The Morality of Sex at College
Posted on April 27th, 2011 in Uncategorized | 1 Comment »
In the Wall Street Journal (ever notice how the Journal’s op-ed page is so much more interesting than the Times’?), Peter McGurn argues that many of the sexual scandals occurring on college campuses are due to the replacement of moral authority with legal trepidation.
Today deans have given way to lawyers. The consequence has been endless gestures to raise “awareness,” constant upgrading of procedures, and the proliferation of committees—all designed primarily to limit the institution’s civil liability.
There’s something to this, but it’s not the fault of the colleges. As McGurn himself points out,
….the students have picked up on the signals and the potential liability. Gone are the days when a loutish student might be called into the dean’s office, threatened with suspension, and find himself saying “I’m sorry.” Now when students go in for meetings, they have the family attorney in tow.

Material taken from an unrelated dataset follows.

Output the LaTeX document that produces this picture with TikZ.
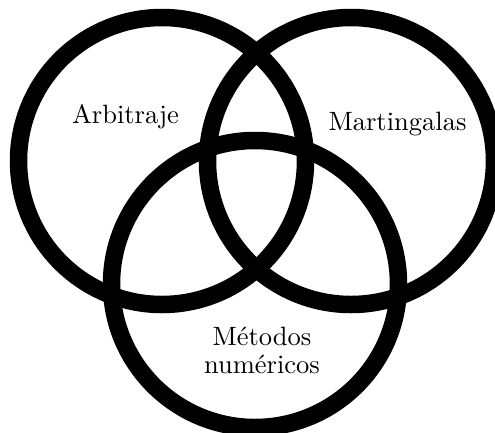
\documentclass[tikz,border=0pt]{standalone}
\usepackage{fontspec}
\setmainfont{lmroman10-regular}[Extension=.otf]
\begin{document}
\begin{tikzpicture}[x=1pt,y=-1pt,
  ring/.style={draw=black,line width=17.5pt},
  lbl/.style={font=\fontsize{26.5}{28}\selectfont,align=center,inner sep=0pt}]
\useasboundingbox (0,0) rectangle (495,432);
\clip (0,0) rectangle (495,432);
\draw[ring] (162,161) circle[radius=143.5];
\draw[ring] (351,161) circle[radius=143.5];
\draw[ring] (255,284) circle[radius=143.5];
\node[lbl,anchor=base] (arb) at (125.5,123) {Arbitraje};
\node[lbl,anchor=base] (mart) at (397.5,130) {Martingalas};
\node[lbl,anchor=base] (met) at (262,373) {Métodos\\numéricos};
\end{tikzpicture}
\end{document}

The flip side of this, however, is that college disciplinary methods haven’t always been fair, as the Brown student kicked out after being allegedly falsely accused of rape can testify. (And apparently will.)
McGurn’s solution:
For example: How much formal ethics training do you need to know that you don’t secretly film someone in a private moment? Do you need a new committee to determine if women are being denied equal education at a school that has a female-majority student body? Instead of taking direction from lawyers, shouldn’t our college authorities decide the right thing to do—and then instruct the lawyers to make that work?

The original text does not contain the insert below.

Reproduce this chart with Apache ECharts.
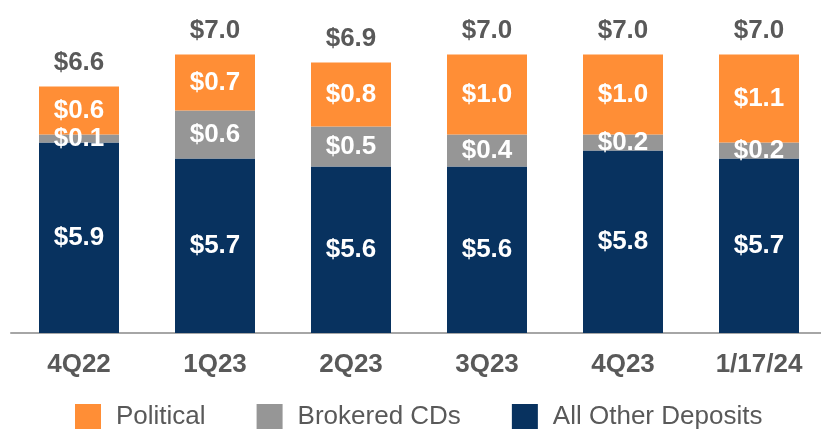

As with Caitlin Flanagan’s article yesterday, the evidence doesn’t support the conclusion. For one thing, the argument rests upon a stereotype of lawyers as people who get in the way of authentic problem-solving. Of course that’s the case sometimes, but plenty of lawyers, especially the good ones, offer useful and sage counsel. Moreover, one can’t simply “instruct the lawyers” to make a policy viable. One generally has to ask them if it’s legal—or, perhaps, vulnerable to a legal challenge.

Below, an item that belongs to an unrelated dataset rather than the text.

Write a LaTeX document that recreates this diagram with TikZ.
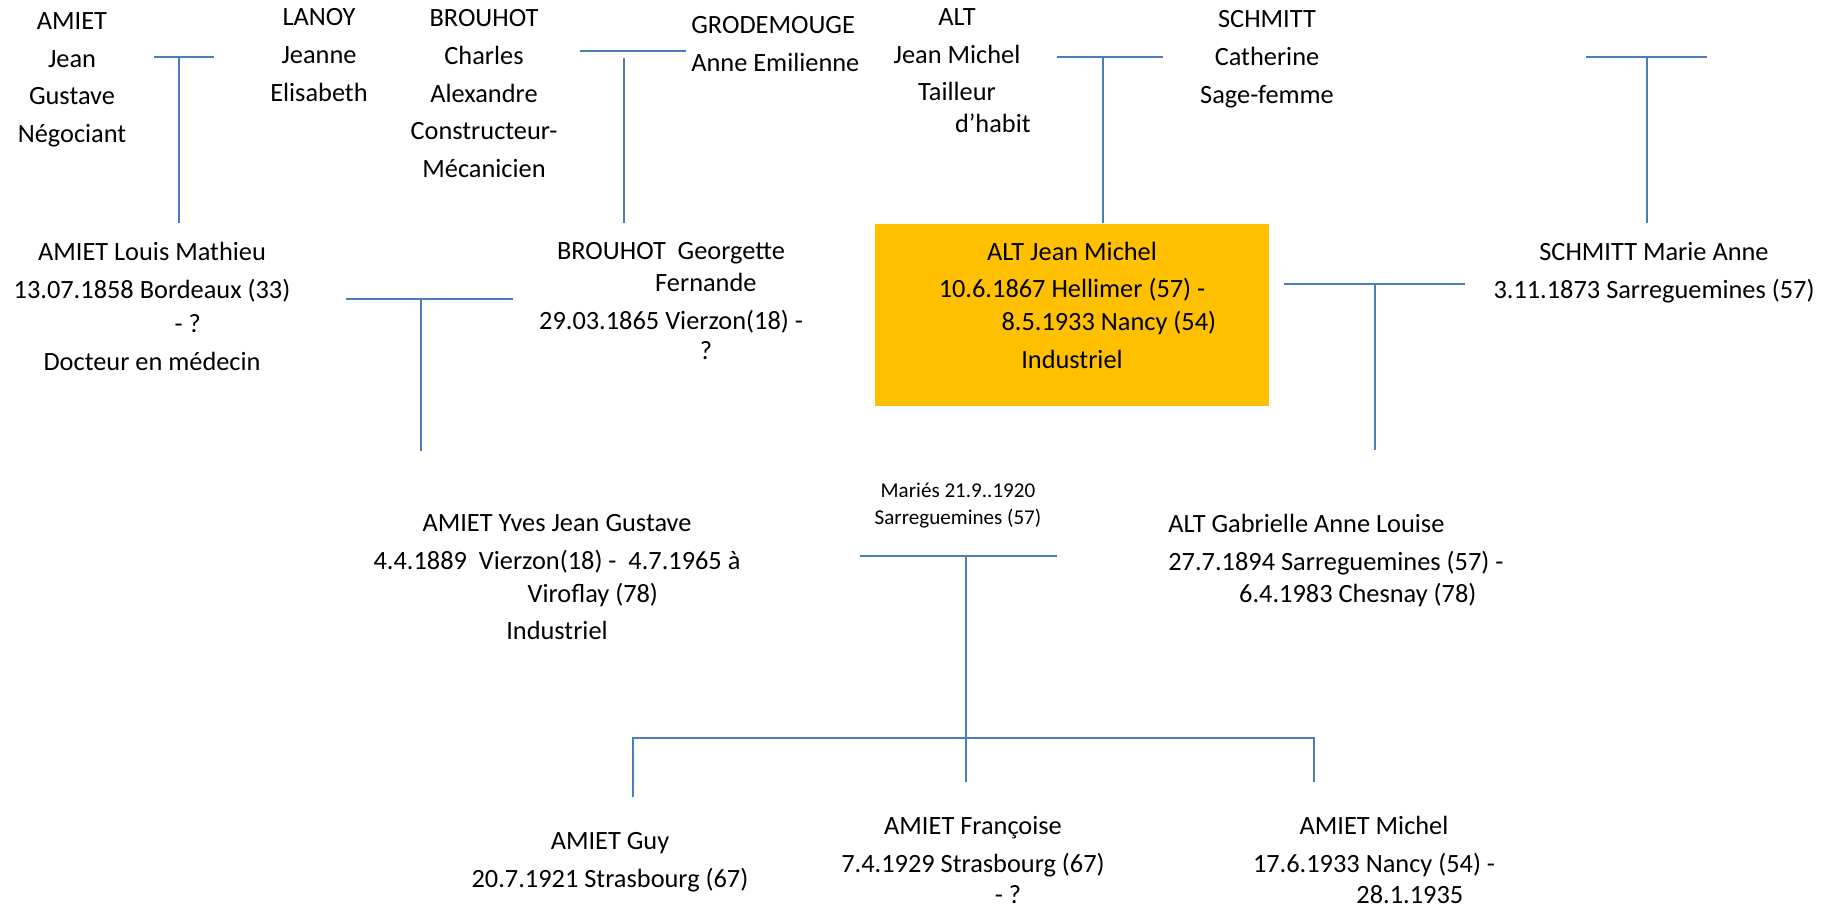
\documentclass[tikz,border=0pt]{standalone}
\usepackage{fontspec}
\setmainfont{Carlito}
\usepackage{tikz}
\definecolor{Line}{HTML}{4A7EBB}
\definecolor{Gold}{HTML}{FFC000}
% shifted line inside a centred node, #1 = twice the shift
\newcommand\shiftln[2]{\makebox[0pt]{\hspace*{#1}#2}}

\begin{document}
\begin{tikzpicture}[x=0.02cm,y=-0.02cm,
    pers/.style={align=center,inner sep=0pt,anchor=north,
      font=\fontsize{15}{21.5}\selectfont,execute at begin node=\strut},
    egobox/.style={pers,anchor=center,fill=Gold,minimum width=7.88cm,
      minimum height=3.64cm},
    link/.style={draw=Line,line width=1.1pt}]
  \useasboundingbox (0,0) rectangle (1829,907);

  % grand-parents
  \node[pers] (jgustave) at (72,12) {AMIET\\Jean\\Gustave\\Négociant};
  \node[pers] (jeanne) at (319,8) {LANOY\\Jeanne\\Elisabeth};
  \node[pers] (charles) at (484,9) {BROUHOT\\Charles\\Alexandre\\Constructeur-\\Mécanicien};
  \node[pers,align=left,anchor=north west] (anne) at (691,16) {GRODEMOUGE\\Anne Emilienne};
  \node[pers] (jmpere) at (957,8) {ALT\\Jean Michel\\Tailleur\\[-3.5pt]\shiftln{40.8pt}{d’habit}};
  \node[pers] (catherine) at (1267,10) {SCHMITT\\Catherine\\Sage-femme};

  % parents
  \node[pers] (louis) at (152,242) {AMIET Louis Mathieu\\13.07.1858 Bordeaux (33)\\[-2.2pt]\shiftln{40.8pt}{- ?}\\Docteur en médecin};
  \node[pers] (georgette) at (671,242) {BROUHOT~ Georgette\\[-3.4pt]\shiftln{39.7pt}{Fernande}\\29.03.1865 Vierzon(18) -\\[-3.9pt]\shiftln{39.7pt}{?}};
  \node[egobox] (jmfils) at (1072,315) {ALT Jean Michel\\10.6.1867 Hellimer (57) -\\[-2.8pt]\shiftln{41.9pt}{8.5.1933 Nancy (54)}\\Industriel\rule[-11.1pt]{0pt}{11.1pt}};
  \node[pers] (marieanne) at (1654,242) {SCHMITT Marie Anne\\3.11.1873 Sarreguemines (57)};

  % couple
  \node[pers] (yves) at (557,514) {AMIET Yves Jean Gustave\\4.4.1889~ Vierzon(18) -~ 4.7.1965 à\\[-2.8pt]\shiftln{40.8pt}{Viroflay (78)}\\Industriel};
  \node[pers,align=left,anchor=north west] (gabrielle) at (1168,514) {ALT Gabrielle Anne Louise\\27.7.1894 Sarreguemines (57) -\\[-3.4pt]\hspace*{40.3pt}6.4.1983 Chesnay (78)};
  \node[pers,font=\fontsize{12}{15.3}\selectfont] (mariage) at (958,483) {Mariés 21.9..1920\\Sarreguemines (57)};

  % children
  \node[pers] (guy) at (610,832) {AMIET Guy\\20.7.1921 Strasbourg (67)};
  \node[pers] (francoise) at (973,816) {AMIET Françoise\\7.4.1929 Strasbourg (67)\\[-3.9pt]\shiftln{39.7pt}{- ?}};
  \node[pers] (michel) at (1374,816) {AMIET Michel\\17.6.1933 Nancy (54) -\\[-3.9pt]\shiftln{40.8pt}{28.1.1935}};

  % unions: bar between spouses, drop to the child
  \foreach \u/\xl/\xr/\yh/\xm/\yt/\yb in {u1/154/214/57/179/57/223,
      u2/580/686/51/624/58/223, u3/1057/1163/57/1103/57/223,
      u4/1586/1707/57/1647/57/223, u5/346/513/299/421/299/451,
      u6/1284/1465/284/1375/284/450, u7/860/1057/556/966/556/782}{
    \coordinate (\u-l) at (\xl,\yh);
    \coordinate (\u-r) at (\xr,\yh);
    \coordinate (\u-t) at (\xm,\yt);
    \coordinate (\u-b) at (\xm,\yb);
    \draw[link] (\u-l) -- (\u-r) (\u-t) -- (\u-b);
  }

  % children bar
  \coordinate (kids-l) at (633,738);
  \coordinate (kids-r) at (1314,738);
  \coordinate (guy-top) at (633,797);
  \coordinate (michel-top) at (1314,782);
  \draw[link] (guy-top) -- (kids-l) -- (kids-r) -- (michel-top);
\end{tikzpicture}
\end{document}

Not being the op-ed writer, I don’t have to come up with a conclusion, except to say that colleges are a reflection of our culture but with a lot more young people. In that sense, they are both optimistic and immature places, as Yale is now being reminded.
One Response
4/27/2011 8:30 am
I think his point is actually related to mine about Porter. The university, and the president, don’t want to say he did anything wrong, since he has broken no rule or law. We have lost the capacity to say institutionally that things are dishonorable, unless we can point to a pertinent statute that makes them illegal.